Low unemployment is good news, but not everyone has the job they might prefer. Wages in many job sectors have not kept up with the rising cost of living — especially the cost of rents and housing. It’s been great to see the local construction industry regain so many trades jobs since the 2008 recession, but in other places many full-time jobs have been replaced with lower paying part-time jobs.
Between 2000 and 2017, the estimated accumulated worth of American households has more than doubled from $44 trillion to $90 trillion, according to studies conducted for the Congressional Budget Office. Equally spread, that would mean an average household of four should have a very handsome nest egg. But we all know that these trillions of new wealth are not being shared equally. Far from it.

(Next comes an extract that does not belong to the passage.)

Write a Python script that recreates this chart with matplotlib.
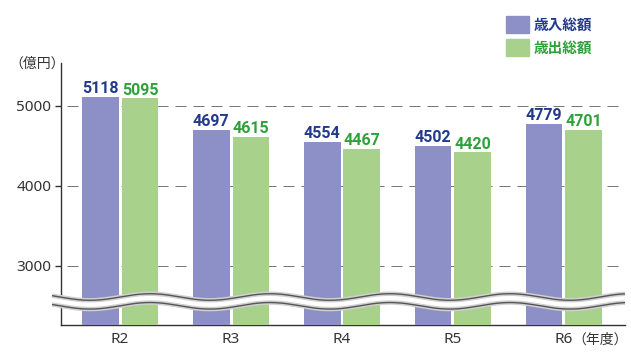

In fact, average wage levels for American workers, age 24-54, have declined four percent in those same years. Corporate profits and shareholder dividends are higher than ever — and farther from reach to the average laborer than anytime in all the years that America has been celebrating Labor Day on the first Monday of every September.

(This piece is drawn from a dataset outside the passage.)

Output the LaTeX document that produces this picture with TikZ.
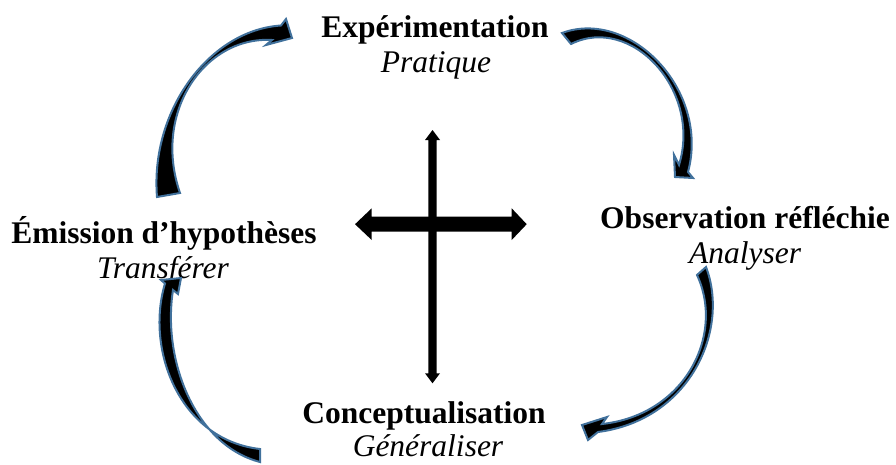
\documentclass[tikz,border=0pt]{standalone}
\usepackage{fontspec}
\setmainfont{Liberation Serif}
\definecolor{arrowblue}{RGB}{65,113,156}
\begin{document}
\begin{tikzpicture}[x=1pt,y=-1pt,
  title/.style={anchor=base,inner sep=0pt,font=\fontsize{31.5}{36}\selectfont\bfseries},
  sub/.style={anchor=base,inner sep=0pt,font=\fontsize{31.5}{36}\selectfont\itshape},
  carrow/.style={fill=black,draw=arrowblue,line width=2pt,line join=miter},
  cross/.style={fill=black,draw=none}]
\useasboundingbox (0,0) rectangle (896,464);
% labels
\node[title] (exp) at (435,37) {Expérimentation};
\node[sub]   (pra) at (436,72) {Pratique};
\node[title] (obs) at (745,228) {Observation réfléchie};
\node[sub]   (ana) at (745,263) {Analyser};
\node[title] (emi) at (164,243) {Émission d’hypothèses};
\node[sub]   (tra) at (163,278) {Transférer};
\node[title] (con) at (424,423) {Conceptualisation};
\node[sub]   (gen) at (428,456) {Généraliser};
% central cross
\fill[cross] (428.3,140) -- (425,140) -- (432.5,130) -- (440,140) -- (436.7,140)
  -- (436.7,373.3) -- (440,373.3) -- (432.5,383.3) -- (425,373.3) -- (428.3,373.3) -- cycle;
\fill[cross] (371.7,216.7) -- (371.7,208.3) -- (355,224.2) -- (371.7,240) -- (371.7,231.7)
  -- (511.7,231.7) -- (511.7,240) -- (526.7,224.2) -- (511.7,208.3) -- (511.7,216.7) -- cycle;
% curved arrows
\draw[carrow] (157,197) .. controls (150,110) and (210,30) .. (281,25.5)
  -- (286,19) -- (292,38) -- (266,45) -- (272,40)
  .. controls (205,36) and (152,112) .. (180,193) -- cycle;
\draw[carrow] (562,33) .. controls (630,8) and (710,90) .. (688,172)
  -- (693,178) -- (675,177) -- (674,155) -- (679,165)
  .. controls (702,90) and (631,14) .. (571,44) -- cycle;
\draw[carrow] (706,267) .. controls (730,330) and (690,420) .. (598,432)
  -- (588,440) -- (582,425) -- (607,417) -- (602,424)
  .. controls (685,415) and (725,335) .. (697,275) -- cycle;
\draw[carrow] (260,449) .. controls (180,440) and (145,350) .. (165,283.5)
  -- (161,280) -- (181,278) -- (178,294) -- (173,290)
  .. controls (162,360) and (195,445) .. (260,462) -- cycle;
\end{tikzpicture}
\end{document}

Beyond the official unemployment statistics and the recovery numbers since 2008, perhaps the more real measurement is not how many jobs there are, but how many living wage jobs that number includes. The current California minimum wage is $10.50 per hour but an MIT Deparment of Urban Studies report calculates a true living wage for Sonoma County to be $13 per hour for an individual and $27.16 for a parent with one child. (In 2015, the county board of supervisors passed a $15 per hour living wage ordinance for county workers or contracted workers.)
It’s not news that Sonoma County is an expensive place in which to live. We have some of the nation’s highest-priced housing and transportation costs. Sonoma County also has a high federal poverty rate where 55,000 residents — mostly young children — live with unmet minimum food, shelter and health needs.

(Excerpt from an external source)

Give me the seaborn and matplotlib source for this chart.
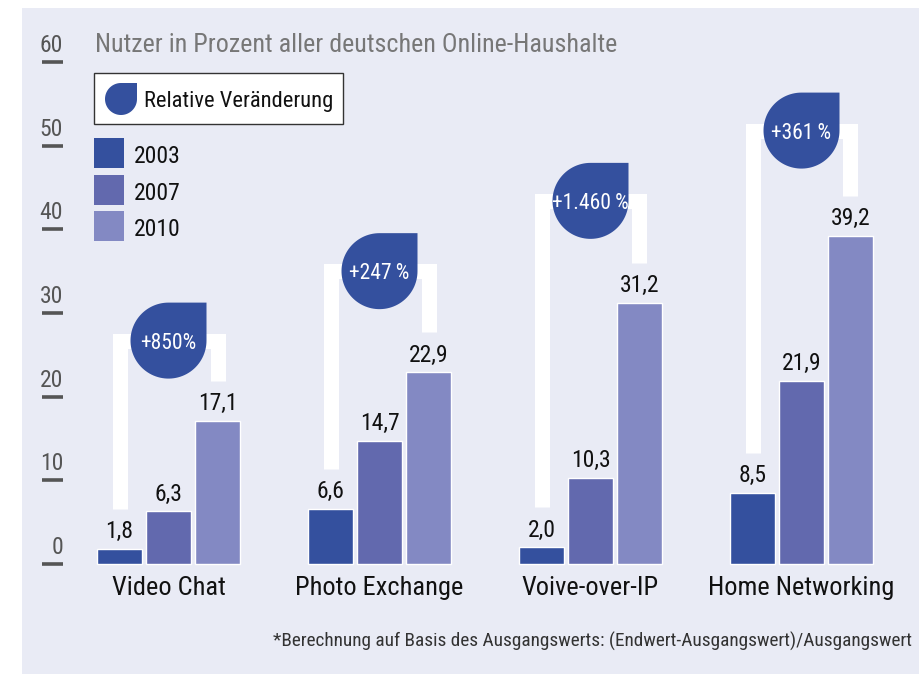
import numpy as np
import pandas as pd
import matplotlib.pyplot as plt
import matplotlib.transforms as mtransforms
from matplotlib import font_manager
from matplotlib.patches import Rectangle, Polygon
import seaborn as sns

# Daten
categories = ["Video Chat", "Photo Exchange", "Voive-over-IP", "Home Networking"]
years = ["2003", "2007", "2010"]
share_2003 = [1.8, 6.6, 2.0, 8.5]
share_2007 = [6.3, 14.7, 10.3, 21.9]
share_2010 = [17.1, 22.9, 31.2, 39.2]
change_labels = ["+850%", "+247\u2009%", "+1.460\u2009%", "+361\u2009%"]
y_ticks = [0, 10, 20, 30, 40, 50, 60]

title = "Nutzer in Prozent aller deutschen Online-Haushalte"
footnote = "*Berechnung auf Basis des Ausgangswerts: (Endwert-Ausgangswert)/Ausgangswert"

colors = ["#34509e", "#6269ae", "#8389c3"]
bg = "#e9ebf5"

df = pd.DataFrame({
    "Kategorie": categories * 3,
    "Jahr": [y for y in years for _ in categories],
    "Anteil": share_2003 + share_2007 + share_2010,
})

sns.set_theme(style="white")

# schmale Schrift, falls vorhanden
installed = {f.name for f in font_manager.fontManager.ttflist}
narrow = [n for n in ["Roboto Condensed", "Liberation Sans Narrow", "Open Sans Condensed"]
          if n in installed]
if narrow:
    plt.rcParams["font.family"] = [narrow[0], "DejaVu Sans"]
    k = 1.0
else:
    plt.rcParams["font.family"] = ["Liberation Sans", "DejaVu Sans"]
    k = 0.88

W, H = 919, 674
fig = plt.figure(figsize=(W / 100, H / 100), dpi=100, facecolor="white")
ax = fig.add_axes([22 / W, 0, (W - 22) / W, (H - 8) / H])
ax.set_facecolor(bg)

# Geometrie: 211 px je Gruppe, 8.367 px je Prozentpunkt
x0, dx = 168.5, 211.0
y0, dy = 564.0, 8.367
group_w = 147 / 211
slot = group_w / 3

sns.barplot(data=df, x="Kategorie", y="Anteil", hue="Jahr", hue_order=years,
            palette=dict(zip(years, colors)), width=group_w, gap=4 / 49,
            saturation=1, errorbar=None, legend=False, ax=ax)

ax.set_xlim((22 - x0) / dx, (W - x0) / dx)
ax.set_ylim((y0 - H) / dy, (y0 - 8) / dy)
for s in ax.spines.values():
    s.set_visible(False)
ax.set_xticks([])
ax.set_yticks([])
ax.set_xlabel("")
ax.set_ylabel("")

# Pixelkoordinaten der Vorlage (y nach unten)
pix = mtransforms.Affine2D().scale(1 / W, -1 / H).translate(0, 1) + fig.transFigure


def drop(cx, cy, rx, ry, transform):
    t = np.linspace(np.pi / 2, 2 * np.pi, 80)
    pts = [(cx + rx, cy + ry)] + list(zip(cx + rx * np.cos(t), cy + ry * np.sin(t)))
    return Polygon(pts, closed=True, facecolor=colors[0], edgecolor="none",
                   transform=transform, zorder=4)


# y-Achse
for t in y_ticks:
    ax.plot([(42 - x0) / dx, (63 - x0) / dx], [t, t], color="#555555", lw=2.6,
            solid_capstyle="butt")
    ax.text((63 - x0) / dx, t + 10 / dy, str(t), ha="right", va="baseline",
            fontsize=17 * k, color="#555555")

# Werte
for cont, vals in zip(ax.containers, [share_2003, share_2007, share_2010]):
    ax.bar_label(cont, labels=[f"{v:.1f}".replace(".", ",") for v in vals],
                 padding=4, fontsize=17 * k, color="#111111")

# Kategorien
for i, cat in enumerate(categories):
    ax.text(i, (y0 - 595) / dy, cat, ha="center", va="baseline", fontsize=19 * k,
            color="#111111")

# Klammern + Tropfen
bracket_tops = [26.7, 35.0, 43.4, 51.8]
for i in range(len(categories)):
    xl, xr = i - slot, i + slot
    top = bracket_tops[i]
    ax.plot([xl, xl, xr, xr], [share_2003[i] + 4.8, top, top, share_2010[i] + 4.8],
            color="white", lw=15 * 0.72, solid_joinstyle="miter",
            solid_capstyle="butt", zorder=3)
    ax.add_patch(drop(i, top, 38 / dx, 38 / dy, ax.transData))
    ax.text(i, top - 8 / dy, change_labels[i], ha="center", va="baseline",
            fontsize=15.5 * k, color="white", zorder=5)

# Titel
ax.text(95, 52, title, transform=pix, ha="left", va="baseline", fontsize=18.7 * k,
        color="#777777")

# Legende
ax.add_patch(Rectangle((94, 73), 249, 51, transform=pix, facecolor="white",
                       edgecolor="#333333", lw=1, zorder=4))
ax.add_patch(drop(121, 99, 16, -16, pix))
ax.text(144, 107, "Relative Veränderung", transform=pix, ha="left",
        va="baseline", fontsize=16.2 * k, color="#111111", zorder=5)
for j, (yr, c) in enumerate(zip(years, colors)):
    ytop = 138 + 36.5 * j
    ax.add_patch(Rectangle((94, ytop), 30, 30, transform=pix, facecolor=c,
                           edgecolor="none"))
    ax.text(134, ytop + 25, yr, transform=pix, ha="left", va="baseline",
            fontsize=17 * k, color="#111111")

# Fußnote
ax.text(912, 647, footnote, transform=pix, ha="right", va="baseline",
        fontsize=13.9 * k, color="#333333")

fig.savefig("out.png", dpi=100, facecolor="white")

How can we have both a surplus of jobs and a lack of adequate household incomes?
The original spirit of Labor Day honored an organized labor movement that won bargaining rights, job safety, expanded employment for women and dignity for factory, farm and immigrant workers. That spirit today seems splintered by bitterness and resentment among, and between, different worker groups and citizens.
We have jobs nobody wants. We have paychecks that never go as far as we’d like. We suffer in disbelief that a very few (1 percent) are making trillions while the rest of us are just trying to make do. Added all together, it makes a farce out of this Labor Day.